I came to this year’s entry, with Matt’s name next to Sarah’s.

My daughters-in-law had gushed over Matt after he and Sarah left. They’d been praying for her. Many people had. Family, friends, members of my Bible study.

Matt was a godly man, handsome, responsible, personable, hardwork­ing, from a loving family. A perfect match for Sarah. He was exactly the man I had been praying for.

I felt conflicted. What I most want­ed for Sarah was also what I most dreaded. I started to cry. How could I bear to let my beloved daughter go?

Eventually my tears stopped. My conflicted feelings receded, and a calm come over me. If Matt was an answered prayer, then surely that an­swer was right for everyone. Isn’t God a generous giver?

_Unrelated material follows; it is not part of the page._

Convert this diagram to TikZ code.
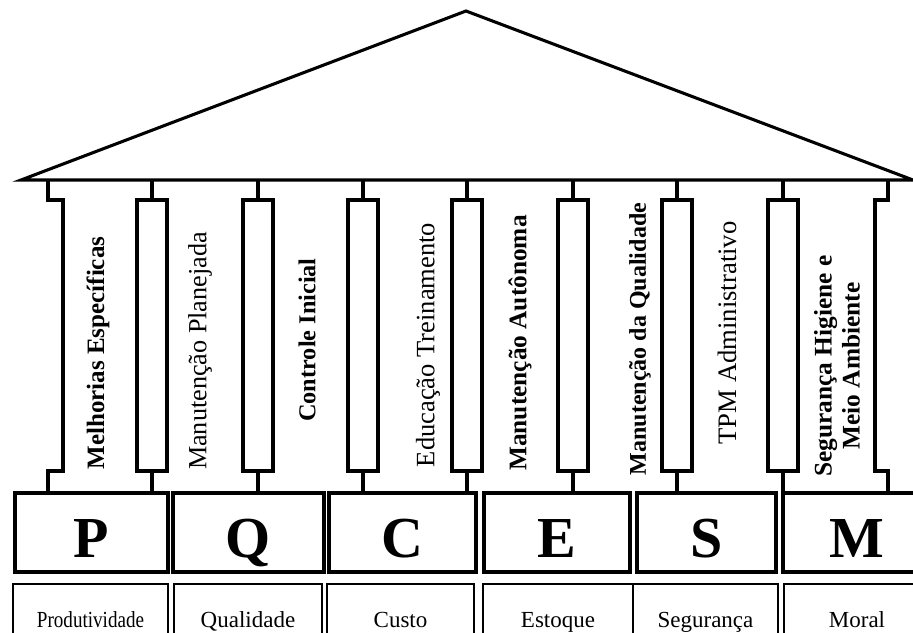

I had always paid special attention to those words at the beginning of Scripture about marriage. God says that when two people marry, they leave their families and join to one another. They make a new family, just as Mick and I had. If those words were true, then Matt’s family and ours would draw closer in the future.

Did I trust God enough to let Sarah go? Did I truly believe God was a gen­erous giver?

I looked at my diary and its decades of answered prayers. I wouldn’t let my fear or feelings of loss get in the way.

Thank you, Lord, for Matt—a godly man who loves my daughter and who loves his family.

I picked up my pen and began to write notes from this year’s meal. I had so much to be thankful for. So much to look forward to.